Two high-profile British figures with close ties to Hong Kong yesterday stepped into the debate about the city's rule of law, echoing calls from local judicial figures to preserve its freedoms.
Former governor Chris Patten faced questions on local affairs as he attended an exhibition opening in his capacity as chancellor of the University of Oxford, while ex-judge Lord Woolf of Barnes spoke of the rule of law as a "precious treasure".
Their comments came after strongly worded remarks in the past week by former chief justice Andrew Li Kwok-nang and ex-justice secretary Wong Yan-lung. The concerns were sparked, in part, by last month's vicious attack on former Ming Pao newspaper editor Kevin Lau Chun-to and worries about diminishing free speech and press freedom.
"Even when you reported things about me suggesting that I was awful, I would always defend the right of the Hong Kong press to report freely and fairly on what's happening in the city," Patten told assembled journalists at the Maritime Museum. "Hong Kong's liberal society and free press, autonomous universities and the rule of law are all foundations of a free society."
Woolf, a former lord chief justice of England and Wales who was a non-permanent judge of Hong Kong's Court of Final Appeal, spoke to the South China Morning Post while at a conference in the city. "I think it's always wise to be vigilant," he said. "The rule of law is a very precious treasure … Hong Kong should guard it as such and make sure it's preserved."

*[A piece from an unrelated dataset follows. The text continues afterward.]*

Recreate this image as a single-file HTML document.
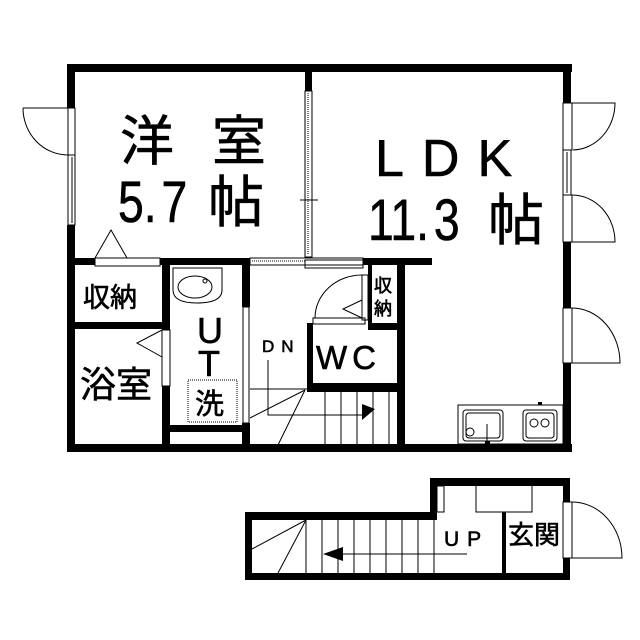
<!DOCTYPE html>
<html><head><meta charset="utf-8"><style>
html,body{margin:0;padding:0;background:#fff;}
svg{display:block}
text{font-family:"Liberation Sans","Noto Sans CJK JP",sans-serif;fill:#000;stroke:#000;stroke-width:0.6}
</style></head><body>
<svg width="640" height="640" viewBox="0 0 640 640" xmlns="http://www.w3.org/2000/svg">
<g fill="#000">
<rect x="67" y="64" width="505" height="8"/>
<rect x="67" y="64" width="8" height="44"/>
<rect x="67" y="225" width="8" height="227"/>
<rect x="67" y="444" width="505" height="8"/>
<rect x="563" y="64" width="8" height="39"/>
<rect x="563" y="242" width="8" height="66"/>
<rect x="563" y="363" width="8" height="89"/>
<rect x="305" y="64" width="7" height="27"/>
<rect x="67" y="258" width="28" height="7"/>
<rect x="160" y="258" width="90" height="7"/>
<rect x="363" y="258" width="69" height="7"/>
<rect x="67" y="322" width="100" height="7"/>
<rect x="162" y="258" width="8" height="72"/>
<rect x="162" y="386" width="8" height="66"/>
<rect x="242" y="258" width="8" height="49"/>
<rect x="242" y="423" width="8" height="29"/>
<rect x="168" y="425" width="82" height="7"/>
<rect x="307" y="323" width="6" height="69"/>
<rect x="307" y="383" width="96" height="9"/>
<rect x="368" y="323" width="35" height="7"/>
<rect x="397" y="258" width="8" height="194"/>
<rect x="368" y="265" width="4" height="58"/>
<rect x="245" y="512" width="192" height="8"/>
<rect x="245" y="512" width="7" height="68"/>
<rect x="245" y="573" width="325" height="7"/>
<rect x="430" y="478" width="140" height="8"/>
<rect x="430" y="478" width="7" height="42"/>
<rect x="563" y="478" width="7" height="24"/>
<rect x="563" y="558" width="7" height="22"/>
<rect x="502" y="512" width="4" height="64"/>
</g>
<g fill="none" stroke="#000" stroke-width="1">
<rect x="68" y="108" width="7" height="47"/>
<rect x="68" y="155" width="7" height="70"/>
<line x1="72" y1="157" x2="72" y2="223"/>
<path d="M23 108 L68 108 M23 108 A45 47 0 0 0 68 155"/>
<rect x="305" y="91" width="7" height="166"/>
<line x1="308" y1="93" x2="308" y2="255" stroke-dasharray="1 1"/>
<line x1="300" y1="200" x2="318" y2="200"/>
<rect x="563" y="103" width="9" height="47"/>
<path d="M572 103 L615 103 A43 47 0 0 1 573 150"/>
<rect x="563" y="150" width="8" height="45"/>
<line x1="567" y1="152" x2="567" y2="193"/>
<rect x="563" y="195" width="9" height="47"/>
<path d="M572 195 A43 47 0 0 1 615 242 L572 242"/>
<rect x="563" y="308" width="9" height="55"/>
<path d="M572 308 A48 55 0 0 1 620 363 L572 363"/>
<rect x="95" y="258" width="65" height="8"/>
<path d="M95 258 L111 230 L127 258"/>
<rect x="250" y="258" width="113" height="7"/>
<line x1="252" y1="261" x2="305" y2="261" stroke-dasharray="1 1"/>
<rect x="305" y="260" width="58" height="8"/>
<rect x="162" y="330" width="8" height="56"/>
<path d="M162 330 L137 343 L162 357"/>
<rect x="243" y="307" width="6" height="116"/>
<path d="M173 268 L222 268 L222 290 Q222 303 197 303 Q173 303 173 290 Z"/>
<ellipse cx="195" cy="287" rx="17" ry="11"/>
<circle cx="205" cy="281" r="2"/>
<rect x="188" y="380" width="49" height="42" stroke-dasharray="1 1"/>
<rect x="313" y="318" width="52" height="6"/>
<rect x="362" y="275" width="6" height="45"/>
<path d="M315 318 A47 43 0 0 1 362 275"/>
<path d="M362 300 L343 309 L362 318"/>
<line x1="250" y1="389" x2="307" y2="389"/>
<line x1="250" y1="418" x2="305" y2="390"/>
<line x1="277" y1="447" x2="305" y2="390"/>
<line x1="325" y1="392" x2="325" y2="444"/>
<line x1="341" y1="392" x2="341" y2="444"/>
<line x1="357" y1="392" x2="357" y2="444"/>
<line x1="373" y1="392" x2="373" y2="444"/>
<line x1="389" y1="392" x2="389" y2="444"/>
<path d="M268 360 L268 415 L365 415"/>
<rect x="458" y="405" width="105" height="39"/>
<rect x="463" y="410" width="40" height="31" rx="3"/>
<rect x="466" y="413" width="34" height="25" rx="3"/>
<circle cx="470" cy="432" r="4"/>
<line x1="487" y1="424" x2="487" y2="441"/>
<rect x="523" y="410" width="34" height="31" rx="3"/>
<rect x="526" y="413" width="28" height="25" rx="3"/>
<circle cx="534" cy="423" r="4"/>
<circle cx="545" cy="423" r="4"/>
<line x1="252" y1="549" x2="306" y2="520"/>
<line x1="278" y1="573" x2="306" y2="520"/>
<line x1="306" y1="520" x2="306" y2="573"/>
<line x1="322" y1="520" x2="322" y2="573"/>
<line x1="338" y1="520" x2="338" y2="573"/>
<line x1="354" y1="520" x2="354" y2="573"/>
<line x1="370" y1="520" x2="370" y2="573"/>
<line x1="386" y1="520" x2="386" y2="573"/>
<line x1="402" y1="520" x2="402" y2="573"/>
<line x1="418" y1="520" x2="418" y2="573"/>
<line x1="434" y1="520" x2="434" y2="573"/>
<path d="M467 554 L340 554"/>
<rect x="437" y="486" width="7" height="26"/>
<path d="M476 486 L476 512 L532 512 L532 486"/>
<rect x="563" y="502" width="9" height="56"/>
<path d="M572 502 A50 56 0 0 1 622 558 L572 558"/>
</g>
<g fill="#000">
<path d="M375 409 L362 404 L362 420 Z"/>
<path d="M323 554 L343 547 L343 561 Z"/>
<rect x="398" y="324" width="3" height="3"/>
<rect x="485" y="441" width="5" height="4"/>
<rect x="538" y="402" width="4" height="3"/>
</g>
<text x="120" y="160" font-size="54">洋</text>
<text x="212" y="160" font-size="54">室</text>
<text x="118" y="222" font-size="58" transform="translate(118 0) scale(0.8 1) translate(-118 0)">5.<tspan dx="6">7</tspan></text>
<text x="208" y="222" font-size="56">帖</text>
<text x="375" y="176" font-size="52" letter-spacing="18">LDK</text>
<text x="368" y="240" font-size="58" transform="translate(368 0) scale(0.8 1) translate(-368 0)">11.<tspan dx="6">3</tspan></text>
<text x="488" y="240" font-size="56">帖</text>
<text x="83" y="307" font-size="27">収納</text>
<text x="80" y="397" font-size="36">浴室</text>
<text x="197" y="343" font-size="36">U</text>
<text x="198" y="376" font-size="36">T</text>
<text x="195" y="414" font-size="29">洗</text>
<text x="262" y="352" font-size="17" letter-spacing="7">DN</text>
<text x="316" y="369" font-size="33" letter-spacing="5">WC</text>
<text x="374" y="292" font-size="18">収</text>
<text x="374" y="315" font-size="18">納</text>
<text x="444" y="546" font-size="21" letter-spacing="8">UP</text>
<text x="508" y="544" font-size="26">玄関</text>
</svg>
</body></html>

Li spoke out on Friday to warn that the city should be "highly vigilant" in protecting its core values. Wong joined the debate on Tuesday, saying: "We have to be particularly vigilant in our unprecedented constitutional order of 'one country, two systems'."
Wong added: "The heightened vigilance to protect the rule of law is also necessitated by the rapid integration between Hong Kong and the mainland in the social and economic realms.
"Former chief justice Li - anything that he says, I would recommend paying great attention to. I am sure he is wise," said Woolf, who served alongside Li in Hong Kong's top court.
And he agreed with Wong on relations with the mainland.
"The mainland is achieving so much in so many ways, but it hasn't yet been able to develop as advanced a legal system as possessed in Hong Kong," Woolf said, adding that rule of law benefited the mainland too, as mainland companies channelled their activities through the city.
Patten's arrival at the museum on the Central waterfront was greeted by dozens of Hongkongers waving British and colonial flags, in an internet-organised event. Both flags have become symbols of protest in recent years amid concerns about interference by Beijing.
The former Conservative lawmaker, who served as governor from 1992 to the 1997 handover, also hit out at accusations of bias in University of Hong Kong polls.
"I think that whatever or not the political science department of a university undertakes, polling is an aspect of the freedom of universities … to research and study seriously. This is important for freedom of speech. I hope that HKU will continue to exercise their autonomy," Patten said.